Pequim também reagiu com fúria às declarações do ministro dos Negócios Estrangeiros japonês, que descreveram a sua represália como “histérica”. A ira chinesa ficou palpável quando, no começo deste ano, os Estados Unidos enfrentaram as suas reclamações sobre os territórios do Mar da China Meridional argumentando que se tratava de uma área marítima comum.
Numa reunião sobre segurança da Associação de Nações do Sudeste Asiático (Asean), realizada em Julho, a secretária de Estado norte-americana, Hillary Clinton, enfatizou a importância de o seu país aderir à liberdade de navegação no Mar da China Meridional, por considerá-lo um “interesse nacional”.
Nessas vias marítimas internacionais há pequenas ilhas, como as Spratly e as Paracel, que são reivindicadas, total ou parcialmente, por não menos de seis países. O ministro dos Negócios Estrangeiros japonês, Yang Jiechi, respondeu que Pequim considera o Mar da China Meridional “um interesse nacional central” e que a “China é um país grande, e outros países são pequenos, e isso é simplesmente um facto”.
A maior parte das recentes disputas territoriais da China tem por objecto o mar, o que ilustra a nova campanha do país para aumentar o seu espaço para o desenvolvimento, bem como obter novos recursos energéticos e minerais.
Em Agosto, Pequim anunciou que enviara um submarino tripulado para as profundidades do Mar da China Meridional para instalar a bandeira chinesa no seu leito e assim iniciar a busca de valiosos depósitos de minerais. Acredita-se que as ilhas Senkaku/Diaoyu também estão localizadas sobre depósitos submarinos de gás natural.
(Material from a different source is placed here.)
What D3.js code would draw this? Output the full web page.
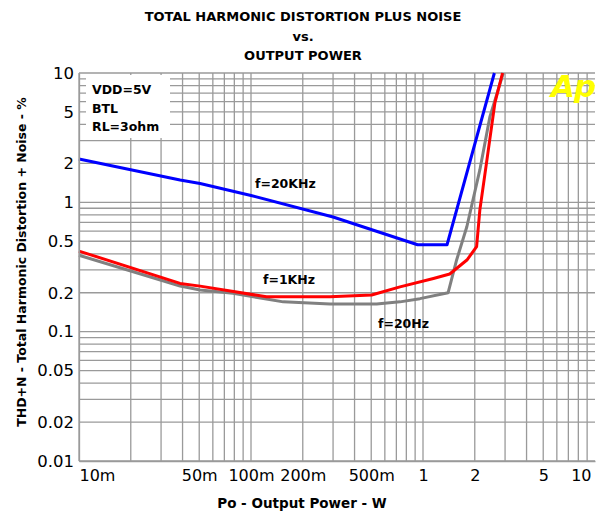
<!DOCTYPE html>
<html>
<head>
<meta charset="utf-8">
<script src="https://cdn.jsdelivr.net/npm/d3@7"></script>
<style>
body { margin: 0; background: #fff; }
svg text { font-family: "DejaVu Sans", Verdana, sans-serif; }
</style>
</head>
<body>
<div id="chart"></div>
<script>
// readings (power in W, THD+N in %)
const power20k = [0.01, 0.0387, 0.0506, 0.1, 0.3, 0.93, 1.38, 2.6];
const thd20k   = [2.16, 1.49, 1.40, 1.13, 0.77, 0.47, 0.47, 10];

const power1k = [0.01, 0.0387, 0.0506, 0.123, 0.288, 0.503, 0.735, 1.15, 1.43, 1.8, 2.05, 2.14, 2.35, 2.62, 2.9];
const thd1k   = [0.42, 0.236, 0.225, 0.186, 0.186, 0.192, 0.222, 0.258, 0.279, 0.358, 0.454, 0.87, 2.1, 5.9, 10];

const power20 = [0.01, 0.0387, 0.0506, 0.0786, 0.154, 0.288, 0.538, 0.735, 0.96, 1.4, 1.57, 1.8, 2.14, 2.45, 2.93];
const thd20   = [0.39, 0.2255, 0.21, 0.198, 0.17, 0.1635, 0.1635, 0.17, 0.18, 0.2, 0.36, 0.65, 1.78, 4.6, 10];

const xTicks = [0.01, 0.05, 0.1, 0.2, 0.5, 1, 2, 5, 10];
const xTickLabels = ["10m", "50m", "100m", "200m", "500m", "1", "2", "5", "10"];
const yTicks = [10, 5, 2, 1, 0.5, 0.2, 0.1, 0.05, 0.02, 0.01];
const yTickLabels = ["10", "5", "2", "1", "0.5", "0.2", "0.1", "0.05", "0.02", "0.01"];

const conditions = ["VDD=5V", "BTL", "RL=3ohm"];

const width = 604, height = 513;
const plot = { left: 79, right: 595, top: 73, bottom: 461 };

const svg = d3.select("#chart").append("svg")
  .attr("width", width)
  .attr("height", height);

const xScale = d3.scaleLog().domain([0.01, 10]).range([plot.left, plot.right]);
const yScale = d3.scaleLog().domain([0.01, 10]).range([plot.bottom, plot.top]);

// grid values 1..9 per decade
function decadeValues(lo, hi) {
  const out = [];
  for (let d = lo; d < hi; d *= 10) {
    for (let k = 1; k <= 9; k++) out.push(+(d * k).toPrecision(3));
  }
  out.push(hi);
  return out;
}

const gridColor = "#9a9a9a";
const grid = svg.append("g");

grid.selectAll(".hgrid")
  .data(decadeValues(0.01, 10))
  .join("line")
  .attr("x1", plot.left).attr("x2", plot.right)
  .attr("y1", d => yScale(d)).attr("y2", d => yScale(d))
  .attr("stroke", gridColor).attr("stroke-width", 1.3);

grid.selectAll(".vgrid")
  .data(decadeValues(0.01, 10).filter(d => d < 10))
  .join("line")
  .attr("x1", d => xScale(d)).attr("x2", d => xScale(d))
  .attr("y1", plot.top).attr("y2", plot.bottom)
  .attr("stroke", gridColor).attr("stroke-width", 1.3);

// conditions box covers grid
svg.append("rect")
  .attr("x", 86).attr("y", 75)
  .attr("width", 84).attr("height", 63)
  .attr("fill", "#fff");

svg.append("g").selectAll("text")
  .data(conditions)
  .join("text")
  .attr("x", 92)
  .attr("y", (d, i) => 94 + i * 18.5)
  .attr("font-size", 12.5).attr("font-weight", "bold")
  .text(d => d);

// Ap logo
svg.append("text")
  .attr("x", 551).attr("y", 97)
  .attr("font-family", "Liberation Sans, Arial, sans-serif")
  .attr("font-size", 31).attr("font-weight", "bold").attr("font-style", "italic")
  .attr("fill", "#ffff00")
  .attr("letter-spacing", -1)
  .text("Ap");

// curves
const line = d3.line()
  .x(d => xScale(d[0]))
  .y(d => yScale(d[1]));

const series = [
  { p: power20, v: thd20, color: "#808080" },
  { p: power1k, v: thd1k, color: "#ff0000" },
  { p: power20k, v: thd20k, color: "#0000ff" }
];

svg.append("g").selectAll("path")
  .data(series)
  .join("path")
  .attr("d", s => line(d3.zip(s.p, s.v)))
  .attr("fill", "none")
  .attr("stroke", s => s.color)
  .attr("stroke-width", 3)
  .attr("stroke-linejoin", "round");

// curve labels
const curveLabels = [
  { t: "f=20KHz", x: 255, y: 188 },
  { t: "f=1KHz", x: 263, y: 284 },
  { t: "f=20Hz", x: 378, y: 328 }
];
svg.append("g").selectAll("text")
  .data(curveLabels)
  .join("text")
  .attr("x", d => d.x).attr("y", d => d.y)
  .attr("font-size", 12.5).attr("font-weight", "bold")
  .text(d => d.t);

// axes
const tickFont = "Liberation Sans, Arial, sans-serif";
const xAxis = d3.axisBottom(xScale)
  .tickValues(xTicks)
  .tickFormat((d, i) => xTickLabels[i])
  .tickSize(0).tickPadding(9);
const gx = svg.append("g")
  .attr("transform", `translate(0,${plot.bottom})`)
  .call(xAxis);
gx.select(".domain").attr("stroke", gridColor).attr("stroke-width", 1.3);
gx.selectAll("text")
  .attr("font-size", 16).attr("fill", "#000")
  .attr("font-family", tickFont)
  .attr("text-anchor", (d, i) => i === 0 ? "start" : (i === xTicks.length - 1 ? "end" : "middle"))
  .attr("dx", (d, i) => i === xTicks.length - 1 ? -4 : 0);

const yAxis = d3.axisLeft(yScale)
  .tickValues(yTicks)
  .tickFormat((d, i) => yTickLabels[i])
  .tickSize(0).tickPadding(5);
const gy = svg.append("g")
  .attr("transform", `translate(${plot.left},0)`)
  .call(yAxis);
gy.select(".domain").attr("stroke", gridColor).attr("stroke-width", 1.3);
gy.selectAll("text")
  .attr("font-size", 16.5).attr("fill", "#000")
  .attr("font-family", tickFont);

// titles
const titleLines = ["TOTAL HARMONIC DISTORTION PLUS NOISE", "vs.", "OUTPUT POWER"];
svg.append("g").selectAll("text")
  .data(titleLines)
  .join("text")
  .attr("x", 303)
  .attr("y", (d, i) => 21 + i * 19.5)
  .attr("text-anchor", "middle")
  .attr("font-size", 13).attr("font-weight", "bold")
  .text(d => d);

svg.append("text")
  .attr("x", 302).attr("y", 508)
  .attr("text-anchor", "middle")
  .attr("font-size", 13.5).attr("font-weight", "bold")
  .text("Po - Output Power - W");

svg.append("text")
  .attr("transform", "translate(26,262) rotate(-90)")
  .attr("text-anchor", "middle")
  .attr("font-size", 12.5).attr("font-weight", "bold")
  .text("THD+N - Total Harmonic Distortion + Noise - %");
</script>
</body>
</html>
Não parece mera coincidência.
A ênfase chinesa nos direitos sobre o mar não é nova e data da época do arquitecto da reforma económica, Deng Xiaoping (1904-1997). Ao contrário de Mao Zedong (1893-1976), que travou guerras pela terra com países vizinhos, Deng destacou a importância da soberania chinesa e dos direitos marítimos.
Enquanto a economia chinesa cresce em ritmo acelerado, pressionando os recursos e os fornecimentos energéticos do país, a exploração marinha e o desenvolvimento assumem nova urgência. Nos últimos anos, a China tomou medidas para fortalecer a sua defesa marítima e contar com uma moderna guarda costeira, paralela à dos Estados Unidos e do Japão.
Do ponto de vista de Pequim, a escalada de recentes disputas territoriais deve-se totalmente ao facto de os Estados Unidos voltarem a envolver-se, com um alto perfil, na região. Em Setembro, o presidente Barack Obama organizou uma cimeira com os dez membros da Asean e comprometeu-se no sentido de o seu país ter um “papel de liderança na Ásia”. Alguns já alertam que o ressurgimento dos Estados Unidos na região despojará a Asean da sua própria voz. Espera-se que a quinta Cimeira da Ásia Oriental convide os líderes da Rússia e dos Estados Unidos a participar dela a partir de 2011.
Para Pequim, essas boas-vindas às “grandes potências” busca contrapor-se ao auge da China. “Washington tenta semear desconfiança entre a China e a Asean”, disse Ma Ying, do Instituto de Xangai para os Estudos Internacionais, alertando que a região pode ficar novamente envolvida na batalha entre as duas superpotências pela influência na área.